What to produce –
Reproduce the entries shown below only from the line with "Reproduce this chart with Plotly." down to the line with "import plotly.graph_objects as go", keeping both end lines and copying each one exactly.

Data to use –
## begin

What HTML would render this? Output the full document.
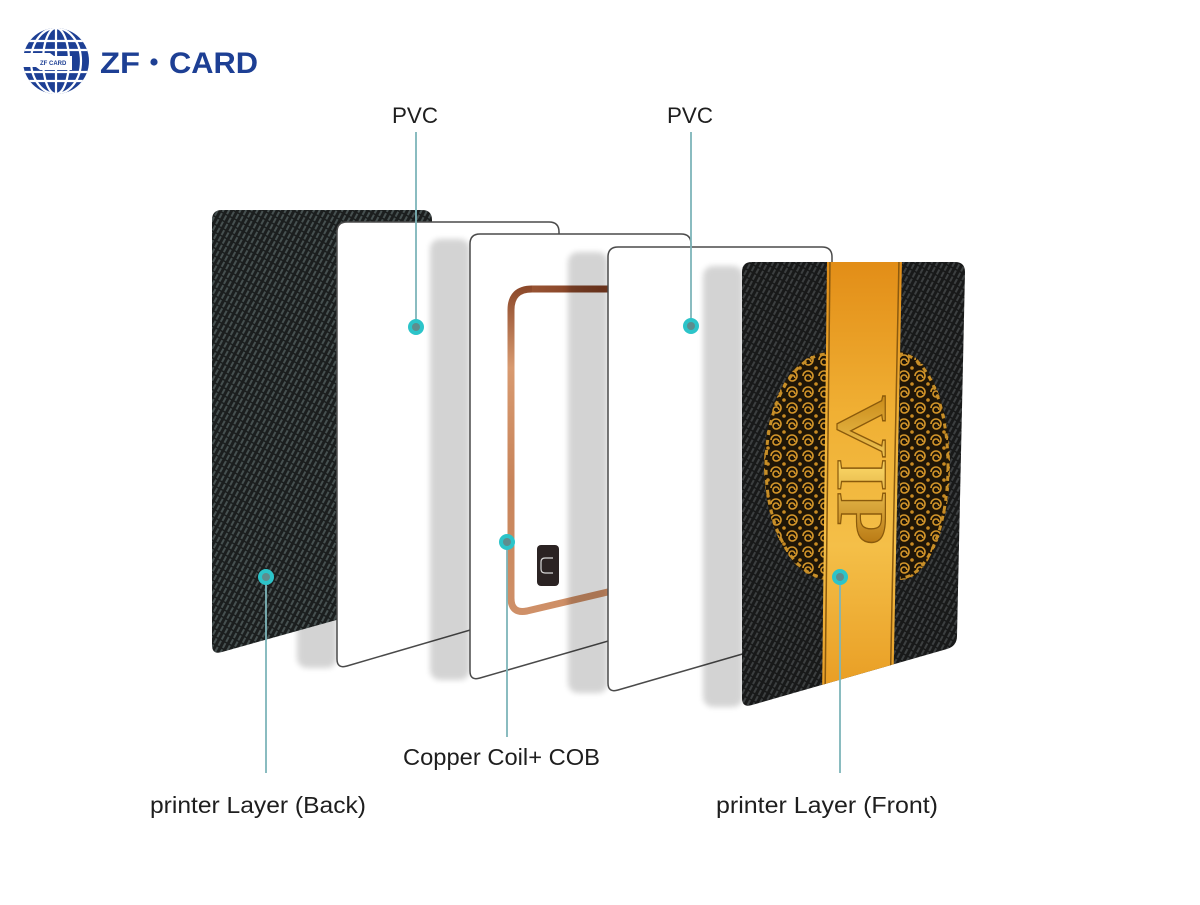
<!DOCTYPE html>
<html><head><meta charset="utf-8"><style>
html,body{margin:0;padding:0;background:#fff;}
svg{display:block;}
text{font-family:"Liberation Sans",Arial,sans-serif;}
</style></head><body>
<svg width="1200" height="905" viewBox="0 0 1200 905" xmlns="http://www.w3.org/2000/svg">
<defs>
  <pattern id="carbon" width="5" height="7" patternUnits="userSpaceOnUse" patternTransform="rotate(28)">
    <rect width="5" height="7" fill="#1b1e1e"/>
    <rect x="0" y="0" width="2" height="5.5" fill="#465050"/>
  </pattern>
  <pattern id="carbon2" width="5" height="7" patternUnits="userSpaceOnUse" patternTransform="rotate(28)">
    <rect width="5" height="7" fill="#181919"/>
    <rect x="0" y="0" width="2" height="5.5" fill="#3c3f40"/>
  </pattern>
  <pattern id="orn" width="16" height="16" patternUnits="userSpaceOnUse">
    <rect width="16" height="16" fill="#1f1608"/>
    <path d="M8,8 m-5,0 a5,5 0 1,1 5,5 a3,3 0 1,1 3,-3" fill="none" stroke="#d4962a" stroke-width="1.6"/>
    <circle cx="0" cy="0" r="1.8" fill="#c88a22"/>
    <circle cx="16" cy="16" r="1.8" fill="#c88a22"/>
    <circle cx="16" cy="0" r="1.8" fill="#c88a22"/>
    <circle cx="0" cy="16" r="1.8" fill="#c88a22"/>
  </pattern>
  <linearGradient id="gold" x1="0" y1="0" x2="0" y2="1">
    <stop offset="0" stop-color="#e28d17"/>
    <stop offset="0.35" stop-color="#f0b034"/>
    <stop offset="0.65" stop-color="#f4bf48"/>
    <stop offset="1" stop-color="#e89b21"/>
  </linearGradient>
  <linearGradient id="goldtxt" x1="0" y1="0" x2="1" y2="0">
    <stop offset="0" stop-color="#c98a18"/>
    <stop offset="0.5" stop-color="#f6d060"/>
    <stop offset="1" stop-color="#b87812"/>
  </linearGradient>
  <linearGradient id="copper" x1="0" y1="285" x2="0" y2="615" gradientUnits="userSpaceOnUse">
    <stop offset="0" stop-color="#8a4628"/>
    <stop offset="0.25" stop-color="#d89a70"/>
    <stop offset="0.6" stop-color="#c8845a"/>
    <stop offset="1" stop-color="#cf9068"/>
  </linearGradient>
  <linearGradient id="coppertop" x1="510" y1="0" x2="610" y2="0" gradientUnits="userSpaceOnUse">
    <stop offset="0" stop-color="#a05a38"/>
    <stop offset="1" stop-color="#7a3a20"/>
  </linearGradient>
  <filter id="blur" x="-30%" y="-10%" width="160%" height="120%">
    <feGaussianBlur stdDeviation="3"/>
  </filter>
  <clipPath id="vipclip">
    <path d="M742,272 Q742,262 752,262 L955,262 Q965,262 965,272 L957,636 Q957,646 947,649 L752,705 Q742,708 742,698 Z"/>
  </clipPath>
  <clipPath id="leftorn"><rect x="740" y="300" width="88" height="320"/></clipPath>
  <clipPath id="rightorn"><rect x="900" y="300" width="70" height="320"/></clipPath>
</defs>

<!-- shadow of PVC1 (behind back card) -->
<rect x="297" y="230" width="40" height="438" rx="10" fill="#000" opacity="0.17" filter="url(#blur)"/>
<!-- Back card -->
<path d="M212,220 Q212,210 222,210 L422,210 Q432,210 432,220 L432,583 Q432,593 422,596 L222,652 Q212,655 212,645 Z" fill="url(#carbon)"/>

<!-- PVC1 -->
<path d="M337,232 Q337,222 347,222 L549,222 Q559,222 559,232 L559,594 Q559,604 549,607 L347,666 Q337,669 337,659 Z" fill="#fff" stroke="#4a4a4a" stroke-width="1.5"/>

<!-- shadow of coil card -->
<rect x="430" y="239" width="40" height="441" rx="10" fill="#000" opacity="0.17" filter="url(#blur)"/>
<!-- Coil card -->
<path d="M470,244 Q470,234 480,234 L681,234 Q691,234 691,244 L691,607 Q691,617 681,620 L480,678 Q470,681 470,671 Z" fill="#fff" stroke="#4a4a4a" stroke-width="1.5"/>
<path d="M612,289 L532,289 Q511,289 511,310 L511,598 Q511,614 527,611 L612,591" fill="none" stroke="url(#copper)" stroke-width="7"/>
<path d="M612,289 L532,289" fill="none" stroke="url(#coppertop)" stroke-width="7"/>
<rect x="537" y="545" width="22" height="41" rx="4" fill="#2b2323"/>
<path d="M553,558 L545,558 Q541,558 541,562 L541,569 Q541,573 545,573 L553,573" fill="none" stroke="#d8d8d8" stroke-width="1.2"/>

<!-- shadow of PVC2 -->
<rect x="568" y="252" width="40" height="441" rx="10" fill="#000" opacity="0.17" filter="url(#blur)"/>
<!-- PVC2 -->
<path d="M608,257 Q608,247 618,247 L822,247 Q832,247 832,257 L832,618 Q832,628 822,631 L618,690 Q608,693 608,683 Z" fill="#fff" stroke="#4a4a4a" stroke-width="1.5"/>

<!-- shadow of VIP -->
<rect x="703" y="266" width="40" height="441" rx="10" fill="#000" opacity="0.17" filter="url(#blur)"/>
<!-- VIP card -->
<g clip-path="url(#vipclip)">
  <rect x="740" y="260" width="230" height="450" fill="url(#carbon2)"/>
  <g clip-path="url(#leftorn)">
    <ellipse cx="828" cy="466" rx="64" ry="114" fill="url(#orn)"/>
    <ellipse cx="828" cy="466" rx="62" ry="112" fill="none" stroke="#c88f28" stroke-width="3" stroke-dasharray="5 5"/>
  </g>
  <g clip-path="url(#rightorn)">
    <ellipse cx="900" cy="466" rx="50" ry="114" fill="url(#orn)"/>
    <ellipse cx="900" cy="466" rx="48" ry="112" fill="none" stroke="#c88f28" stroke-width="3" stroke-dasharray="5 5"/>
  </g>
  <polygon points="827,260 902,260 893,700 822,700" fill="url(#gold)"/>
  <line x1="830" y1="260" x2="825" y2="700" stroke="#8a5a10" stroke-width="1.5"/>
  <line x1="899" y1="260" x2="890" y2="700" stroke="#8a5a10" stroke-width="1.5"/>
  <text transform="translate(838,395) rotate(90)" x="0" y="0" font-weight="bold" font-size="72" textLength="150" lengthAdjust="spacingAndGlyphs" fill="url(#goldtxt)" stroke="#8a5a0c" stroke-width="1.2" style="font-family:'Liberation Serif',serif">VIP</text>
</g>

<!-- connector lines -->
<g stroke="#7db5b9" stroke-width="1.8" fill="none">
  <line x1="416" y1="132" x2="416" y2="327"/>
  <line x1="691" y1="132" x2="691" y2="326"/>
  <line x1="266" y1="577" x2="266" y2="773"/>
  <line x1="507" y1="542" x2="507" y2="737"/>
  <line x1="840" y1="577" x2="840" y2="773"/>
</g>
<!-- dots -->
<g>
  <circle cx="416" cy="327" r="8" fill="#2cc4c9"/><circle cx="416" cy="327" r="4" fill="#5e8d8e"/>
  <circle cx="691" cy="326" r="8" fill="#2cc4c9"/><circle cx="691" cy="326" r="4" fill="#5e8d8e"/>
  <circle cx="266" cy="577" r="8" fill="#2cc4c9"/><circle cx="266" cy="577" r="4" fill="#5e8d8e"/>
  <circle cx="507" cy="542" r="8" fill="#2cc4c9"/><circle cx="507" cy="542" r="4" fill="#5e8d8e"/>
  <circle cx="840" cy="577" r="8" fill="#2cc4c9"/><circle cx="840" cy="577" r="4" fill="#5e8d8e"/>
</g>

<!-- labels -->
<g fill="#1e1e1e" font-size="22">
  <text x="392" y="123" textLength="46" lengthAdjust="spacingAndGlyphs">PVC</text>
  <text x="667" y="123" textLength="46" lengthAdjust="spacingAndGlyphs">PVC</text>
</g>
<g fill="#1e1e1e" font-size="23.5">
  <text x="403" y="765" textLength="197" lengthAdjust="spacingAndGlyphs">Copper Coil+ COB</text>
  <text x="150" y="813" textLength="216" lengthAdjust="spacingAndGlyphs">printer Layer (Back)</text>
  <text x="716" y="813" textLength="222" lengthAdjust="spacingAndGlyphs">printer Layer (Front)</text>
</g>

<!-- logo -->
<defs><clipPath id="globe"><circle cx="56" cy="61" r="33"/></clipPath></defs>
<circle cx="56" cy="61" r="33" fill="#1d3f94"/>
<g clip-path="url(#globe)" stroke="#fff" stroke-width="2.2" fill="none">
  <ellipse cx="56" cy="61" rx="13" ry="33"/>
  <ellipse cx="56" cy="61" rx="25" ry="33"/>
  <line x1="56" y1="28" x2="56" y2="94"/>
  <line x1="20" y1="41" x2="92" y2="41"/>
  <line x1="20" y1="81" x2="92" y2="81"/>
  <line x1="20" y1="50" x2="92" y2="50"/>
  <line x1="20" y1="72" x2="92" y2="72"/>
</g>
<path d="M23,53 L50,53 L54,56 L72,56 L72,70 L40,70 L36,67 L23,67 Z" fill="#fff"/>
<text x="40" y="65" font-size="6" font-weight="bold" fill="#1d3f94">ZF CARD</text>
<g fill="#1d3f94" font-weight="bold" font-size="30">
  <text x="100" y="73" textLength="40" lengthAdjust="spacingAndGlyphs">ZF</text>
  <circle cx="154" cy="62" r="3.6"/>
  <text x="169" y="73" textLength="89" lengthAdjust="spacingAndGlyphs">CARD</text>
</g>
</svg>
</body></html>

## end
## begin

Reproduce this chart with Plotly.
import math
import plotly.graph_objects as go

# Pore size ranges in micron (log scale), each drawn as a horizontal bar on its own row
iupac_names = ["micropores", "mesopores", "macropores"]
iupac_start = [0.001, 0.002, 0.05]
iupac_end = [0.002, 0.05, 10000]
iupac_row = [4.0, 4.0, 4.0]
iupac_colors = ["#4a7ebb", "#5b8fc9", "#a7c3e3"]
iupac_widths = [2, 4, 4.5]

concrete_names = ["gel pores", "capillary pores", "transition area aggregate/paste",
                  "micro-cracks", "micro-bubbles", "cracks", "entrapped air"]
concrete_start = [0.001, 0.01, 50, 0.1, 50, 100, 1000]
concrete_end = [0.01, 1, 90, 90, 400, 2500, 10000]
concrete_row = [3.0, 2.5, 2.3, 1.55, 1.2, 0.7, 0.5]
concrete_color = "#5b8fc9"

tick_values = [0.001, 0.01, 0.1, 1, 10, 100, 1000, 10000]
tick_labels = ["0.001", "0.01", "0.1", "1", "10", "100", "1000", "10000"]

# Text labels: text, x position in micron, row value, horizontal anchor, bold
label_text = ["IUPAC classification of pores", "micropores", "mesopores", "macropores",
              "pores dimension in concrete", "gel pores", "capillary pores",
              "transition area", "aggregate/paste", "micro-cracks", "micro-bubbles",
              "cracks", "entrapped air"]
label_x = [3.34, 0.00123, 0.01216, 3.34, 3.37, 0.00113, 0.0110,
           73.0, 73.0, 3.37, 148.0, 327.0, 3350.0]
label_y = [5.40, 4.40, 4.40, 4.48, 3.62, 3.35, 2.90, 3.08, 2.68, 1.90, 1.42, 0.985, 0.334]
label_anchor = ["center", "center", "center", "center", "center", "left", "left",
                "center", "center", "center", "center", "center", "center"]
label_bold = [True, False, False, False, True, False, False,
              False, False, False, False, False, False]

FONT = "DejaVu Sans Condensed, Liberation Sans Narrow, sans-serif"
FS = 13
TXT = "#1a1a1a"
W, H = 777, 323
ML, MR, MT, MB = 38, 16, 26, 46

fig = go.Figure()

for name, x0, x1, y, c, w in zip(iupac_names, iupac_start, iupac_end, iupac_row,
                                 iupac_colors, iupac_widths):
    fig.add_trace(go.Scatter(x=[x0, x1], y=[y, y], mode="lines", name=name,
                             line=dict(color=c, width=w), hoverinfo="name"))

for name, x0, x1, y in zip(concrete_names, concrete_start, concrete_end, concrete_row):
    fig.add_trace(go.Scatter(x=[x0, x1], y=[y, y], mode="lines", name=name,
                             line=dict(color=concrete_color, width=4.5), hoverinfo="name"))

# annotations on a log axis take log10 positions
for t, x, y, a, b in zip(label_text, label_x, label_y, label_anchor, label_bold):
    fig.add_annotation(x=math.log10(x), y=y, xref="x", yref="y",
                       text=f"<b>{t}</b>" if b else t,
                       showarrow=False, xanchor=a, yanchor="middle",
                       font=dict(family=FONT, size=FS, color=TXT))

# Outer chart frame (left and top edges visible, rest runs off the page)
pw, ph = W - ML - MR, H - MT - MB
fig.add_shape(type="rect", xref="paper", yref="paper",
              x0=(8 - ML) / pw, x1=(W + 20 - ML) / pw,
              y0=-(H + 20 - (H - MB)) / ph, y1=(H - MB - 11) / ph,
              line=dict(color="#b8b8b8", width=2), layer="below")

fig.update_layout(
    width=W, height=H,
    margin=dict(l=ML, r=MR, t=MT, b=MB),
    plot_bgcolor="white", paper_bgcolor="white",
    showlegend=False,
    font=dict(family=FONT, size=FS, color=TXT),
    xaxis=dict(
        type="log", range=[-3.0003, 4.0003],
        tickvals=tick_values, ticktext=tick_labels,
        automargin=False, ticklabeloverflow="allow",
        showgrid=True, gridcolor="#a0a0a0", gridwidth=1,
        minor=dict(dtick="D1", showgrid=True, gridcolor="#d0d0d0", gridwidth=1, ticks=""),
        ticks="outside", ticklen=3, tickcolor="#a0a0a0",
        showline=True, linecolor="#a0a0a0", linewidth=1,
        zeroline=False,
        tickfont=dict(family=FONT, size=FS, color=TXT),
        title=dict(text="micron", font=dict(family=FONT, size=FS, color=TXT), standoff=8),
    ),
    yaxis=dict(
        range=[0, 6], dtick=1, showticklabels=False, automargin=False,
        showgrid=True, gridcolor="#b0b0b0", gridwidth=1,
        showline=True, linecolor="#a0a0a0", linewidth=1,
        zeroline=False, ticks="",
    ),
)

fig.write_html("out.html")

## end
## begin

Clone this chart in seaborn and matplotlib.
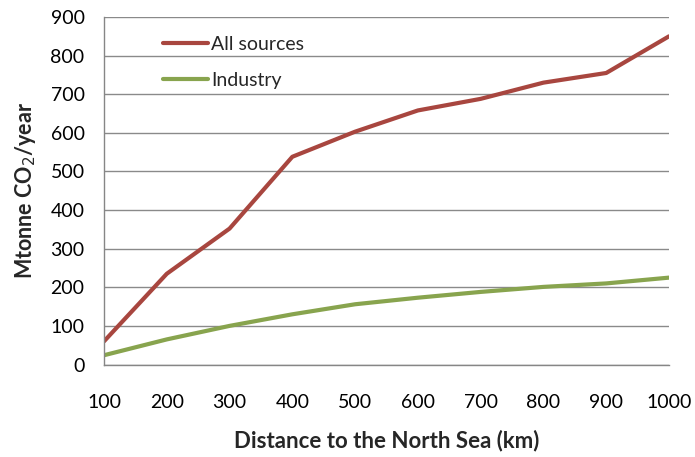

## end

Correct response –
Reproduce this chart with Plotly.
import math
import plotly.graph_objects as go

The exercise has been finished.